Personal information
- Born: 4 September 1985 (age 40) Bègles, France
- Spouse: Deimantė Daulytė ​(m. 2016)​

Chess career
- Country: France
- Title: Grandmaster (2008)
- FIDE rating: 2544 (July 2026)
- Peak rating: 2620 (March 2018)

= Matthieu Cornette =

French chess grandmaster (born 1985)

Matthieu Cornette (born 4 September 1985) is a French chess player. He was awarded the title of Grandmaster by FIDE in 2008. He won the French Chess Championship in 2016.

==Chess career==
Cornette was born in Bègles on 4 September 1985. He learned to play chess at school at the age of 11. He made quick progress and won the French U18 and U20 Championships. At age 18, he decided to become a professional chess player. Beginning in 2008, he received coaching from Josif Dorfman. Cornette earned his grandmaster title in 2008. In 2009, he represented France at the 17th European Team Chess Championship. Playing on the fourth board, he scored 2/6 (+1–3=2).

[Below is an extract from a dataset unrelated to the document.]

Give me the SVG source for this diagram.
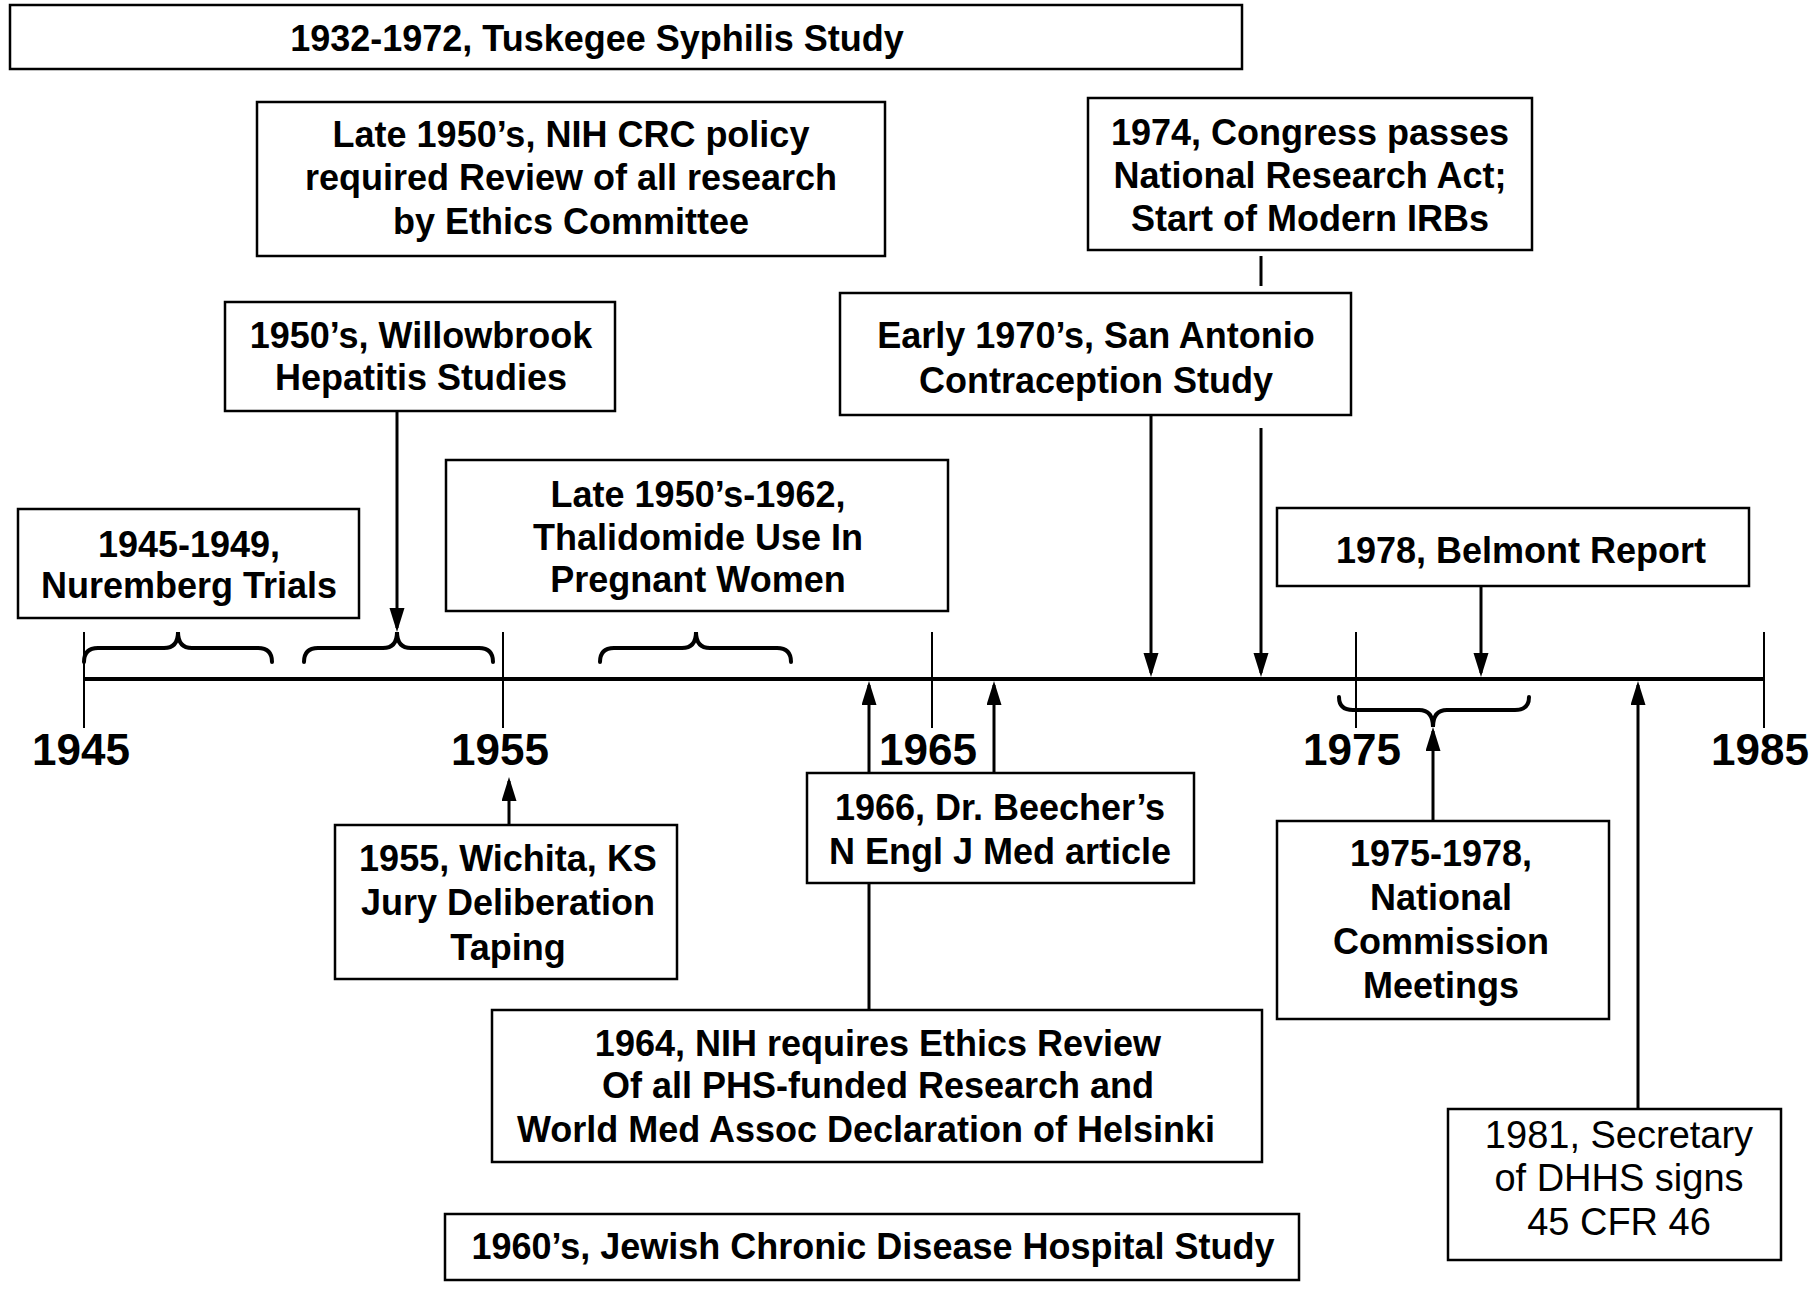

He won the French Chess Championship in 2016, held in Agen. In 2019, he won the 27th Saint-Affrique Open, with a score of 8/9. He had previously placed second in the tournament in 2016, and tied for first in 2018. Cornette also works as a chess coach.

==Personal life==
Cornette married Lithuanian chess player Deimantė Cornette (née Daulytė) in September 2016.